*EXERCISE INSTRUCTIONS*:
Show only lines that include "this".

════════

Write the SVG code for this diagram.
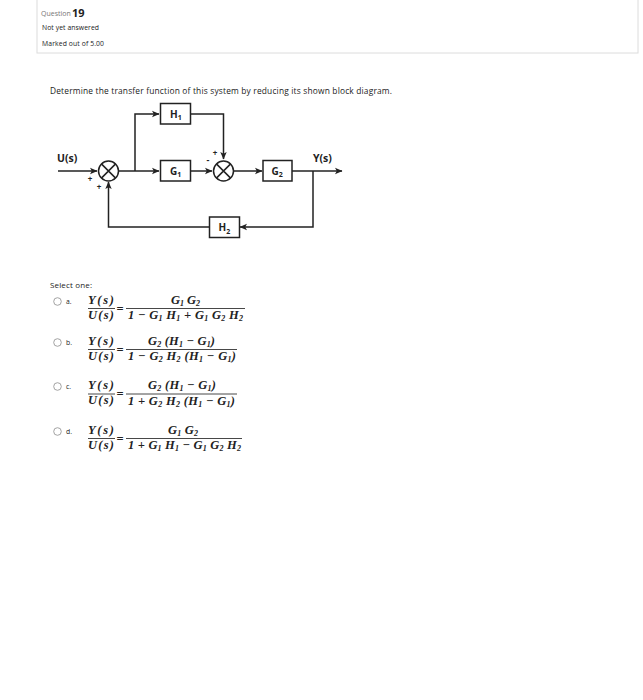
<svg xmlns="http://www.w3.org/2000/svg" width="643" height="700" viewBox="0 0 643 700">
<defs>
<marker id="arr" markerWidth="8" markerHeight="8" refX="7" refY="4" orient="auto" markerUnits="userSpaceOnUse">
<path d="M0,0.8 L7.5,4 L0,7.2 L1.8,4 Z" fill="#222"/>
</marker>
<style>
.ui{font-family:"Open Sans","Noto Sans",sans-serif;fill:#222}
.lbl{font-family:"Open Sans","DejaVu Sans",sans-serif;font-weight:bold;fill:#222}
.m{font-family:"Liberation Serif",serif;font-weight:bold;font-style:italic;fill:#222;font-size:12.5px}
.n{font-style:normal}
.ln{stroke:#222;stroke-width:1.5;fill:none}
.box{stroke:#222;stroke-width:1.5;fill:#fff}
.bar{stroke:#333;stroke-width:0.9}
.radio{fill:#fff;stroke:#999;stroke-width:0.9}
</style>
</defs>
<rect width="643" height="700" fill="#fff"/>
<g id="header">
<rect x="37" y="-1" width="601" height="54" fill="#fff" stroke="#dcdcdc" stroke-width="1"/>
<text class="ui" x="41" y="16" font-size="7" style="fill:#777">Question</text>
<text class="ui" x="72" y="16.5" font-size="11" font-weight="bold">19</text>
<text class="ui" x="42" y="30" font-size="6.8" textLength="57">Not yet answered</text>
<text class="ui" x="42" y="45.5" font-size="6.8" textLength="62">Marked out of 5.00</text>
</g>
<text class="ui" x="50" y="94" font-size="8.4" textLength="342">Determine the transfer function of this system by reducing its shown block diagram.</text>
<g id="connectors">
<line class="ln" x1="58" y1="171" x2="97" y2="171" marker-end="url(#arr)"/>
<line class="ln" x1="119" y1="171" x2="159" y2="171" marker-end="url(#arr)"/>
<polyline class="ln" points="135,171 135,114 159,114" marker-end="url(#arr)"/>
<polyline class="ln" points="191,114 223.5,114 223.5,159" marker-end="url(#arr)"/>
<line class="ln" x1="191" y1="171" x2="212" y2="171" marker-end="url(#arr)"/>
<line class="ln" x1="234" y1="171" x2="262" y2="171" marker-end="url(#arr)"/>
<line class="ln" x1="292" y1="171" x2="342" y2="171" marker-end="url(#arr)"/>
<polyline class="ln" points="313,171 313,227 240,227" marker-end="url(#arr)"/>
<polyline class="ln" points="209,227 108.5,227 108.5,182" marker-end="url(#arr)"/>
</g>
<g id="U">
<text class="lbl" x="57" y="162" font-size="10.5">U(s)</text>
</g>
<g id="Y">
<text class="lbl" x="313" y="162" font-size="10.5">Y(s)</text>
</g>
<g id="sum1">
<circle class="box" cx="108.5" cy="171" r="10"/>
<path class="ln" d="M101.4,163.9 L115.6,178.1 M115.6,163.9 L101.4,178.1"/>
<text class="lbl" x="90" y="182" font-size="8" text-anchor="middle">+</text>
<text class="lbl" x="99" y="190" font-size="8" text-anchor="middle">+</text>
</g>
<g id="sum2">
<circle class="box" cx="223.5" cy="171" r="10"/>
<path class="ln" d="M216.4,163.9 L230.6,178.1 M230.6,163.9 L216.4,178.1"/>
<text class="lbl" x="215" y="156" font-size="8" text-anchor="middle">+</text>
<text class="lbl" x="208" y="163" font-size="9" text-anchor="middle">-</text>
</g>
<g id="H1">
<rect class="box" x="160.5" y="103.5" width="30" height="20.5"/>
<text class="lbl" x="170" y="117.5" font-size="10">H<tspan font-size="7" dy="2.5">1</tspan></text>
</g>
<g id="G1">
<rect class="box" x="160.5" y="160.5" width="30" height="20.5"/>
<text class="lbl" x="170" y="174.5" font-size="10">G<tspan font-size="7" dy="2.5">1</tspan></text>
</g>
<g id="G2">
<rect class="box" x="263" y="160.5" width="29" height="20.5"/>
<text class="lbl" x="271.5" y="174.5" font-size="10">G<tspan font-size="7" dy="2.5">2</tspan></text>
</g>
<g id="H2">
<rect class="box" x="209.5" y="217" width="30" height="20.5"/>
<text class="lbl" x="218.5" y="231" font-size="10">H<tspan font-size="7" dy="2.5">2</tspan></text>
</g>
<text class="ui" x="50" y="288" font-size="8" textLength="42">Select one:</text>
<g id="optA">
<circle class="radio" cx="57.5" cy="301.5" r="3.8"/>
<text class="ui" x="66" y="304" font-size="6.8">a.</text>
<text class="m" x="88" y="303.5" textLength="26">Y(s)</text>
<line class="bar" x1="88" y1="308.5" x2="115" y2="308.5"/>
<text class="m" x="88" y="318.5" textLength="26">U(s)</text>
<text class="m n" x="120" y="312.5" text-anchor="middle" font-size="10">=</text>
<line class="bar" x1="126" y1="308.5" x2="245" y2="308.5"/>
<text class="m" x="171" y="304" textLength="29">G<tspan font-size="8" dy="2">1</tspan><tspan dy="-2"> G</tspan><tspan font-size="8" dy="2">2</tspan></text>
<text class="m" x="128" y="319" textLength="115">1<tspan> − G</tspan><tspan font-size="8" dy="2">1</tspan><tspan dy="-2"> H</tspan><tspan font-size="8" dy="2">1</tspan><tspan dy="-2"> + G</tspan><tspan font-size="8" dy="2">1</tspan><tspan dy="-2"> G</tspan><tspan font-size="8" dy="2">2</tspan><tspan dy="-2"> H</tspan><tspan font-size="8" dy="2">2</tspan></text>
</g>
<g id="optB">
<circle class="radio" cx="57.5" cy="342.5" r="3.8"/>
<text class="ui" x="66" y="345" font-size="6.8">b.</text>
<text class="m" x="88" y="344.5" textLength="26">Y(s)</text>
<line class="bar" x1="88" y1="349.5" x2="115" y2="349.5"/>
<text class="m" x="88" y="359.5" textLength="26">U(s)</text>
<text class="m n" x="120" y="353.5" text-anchor="middle" font-size="10">=</text>
<line class="bar" x1="126" y1="349.5" x2="237" y2="349.5"/>
<text class="m" x="148" y="344.5" textLength="67">G<tspan font-size="8" dy="2">2</tspan><tspan dy="-2"> (H</tspan><tspan font-size="8" dy="2">1</tspan><tspan dy="-2"> − G</tspan><tspan font-size="8" dy="2">1</tspan><tspan dy="-2">)</tspan></text>
<text class="m" x="128" y="360" textLength="108">1<tspan> − G</tspan><tspan font-size="8" dy="2">2</tspan><tspan dy="-2"> H</tspan><tspan font-size="8" dy="2">2</tspan><tspan dy="-2"> (H</tspan><tspan font-size="8" dy="2">1</tspan><tspan dy="-2"> − G</tspan><tspan font-size="8" dy="2">1</tspan><tspan dy="-2">)</tspan></text>
</g>
<g id="optC">
<circle class="radio" cx="57.5" cy="386.5" r="3.8"/>
<text class="ui" x="66" y="389" font-size="6.8">c.</text>
<text class="m" x="88" y="389" textLength="26">Y(s)</text>
<line class="bar" x1="88" y1="394" x2="115" y2="394"/>
<text class="m" x="88" y="404" textLength="26">U(s)</text>
<text class="m n" x="120" y="398" text-anchor="middle" font-size="10">=</text>
<line class="bar" x1="126" y1="394" x2="237" y2="394"/>
<text class="m" x="148" y="389" textLength="68">G<tspan font-size="8" dy="2">2</tspan><tspan dy="-2"> (H</tspan><tspan font-size="8" dy="2">1</tspan><tspan dy="-2"> − G</tspan><tspan font-size="8" dy="2">1</tspan><tspan dy="-2">)</tspan></text>
<text class="m" x="128" y="404.5" textLength="107">1<tspan> + G</tspan><tspan font-size="8" dy="2">2</tspan><tspan dy="-2"> H</tspan><tspan font-size="8" dy="2">2</tspan><tspan dy="-2"> (H</tspan><tspan font-size="8" dy="2">1</tspan><tspan dy="-2"> − G</tspan><tspan font-size="8" dy="2">1</tspan><tspan dy="-2">)</tspan></text>
</g>
<g id="optD">
<circle class="radio" cx="57.5" cy="431.5" r="3.8"/>
<text class="ui" x="66" y="434" font-size="6.8">d.</text>
<text class="m" x="88" y="433.5" textLength="26">Y(s)</text>
<line class="bar" x1="88" y1="438.5" x2="115" y2="438.5"/>
<text class="m" x="88" y="448.5" textLength="26">U(s)</text>
<text class="m n" x="120" y="442.5" text-anchor="middle" font-size="10">=</text>
<line class="bar" x1="126" y1="438.5" x2="242" y2="438.5"/>
<text class="m" x="168" y="434" textLength="30">G<tspan font-size="8" dy="2">1</tspan><tspan dy="-2"> G</tspan><tspan font-size="8" dy="2">2</tspan></text>
<text class="m" x="128" y="449" textLength="113">1<tspan> + G</tspan><tspan font-size="8" dy="2">1</tspan><tspan dy="-2"> H</tspan><tspan font-size="8" dy="2">1</tspan><tspan dy="-2"> − G</tspan><tspan font-size="8" dy="2">1</tspan><tspan dy="-2"> G</tspan><tspan font-size="8" dy="2">2</tspan><tspan dy="-2"> H</tspan><tspan font-size="8" dy="2">2</tspan></text>
</g>
</svg>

════════

*RESULT OF THE TASK*:
Write the SVG code for this diagram.
<text class="ui" x="50" y="94" font-size="8.4" textLength="342">Determine the transfer function of this system by reducing its shown block diagram.</text>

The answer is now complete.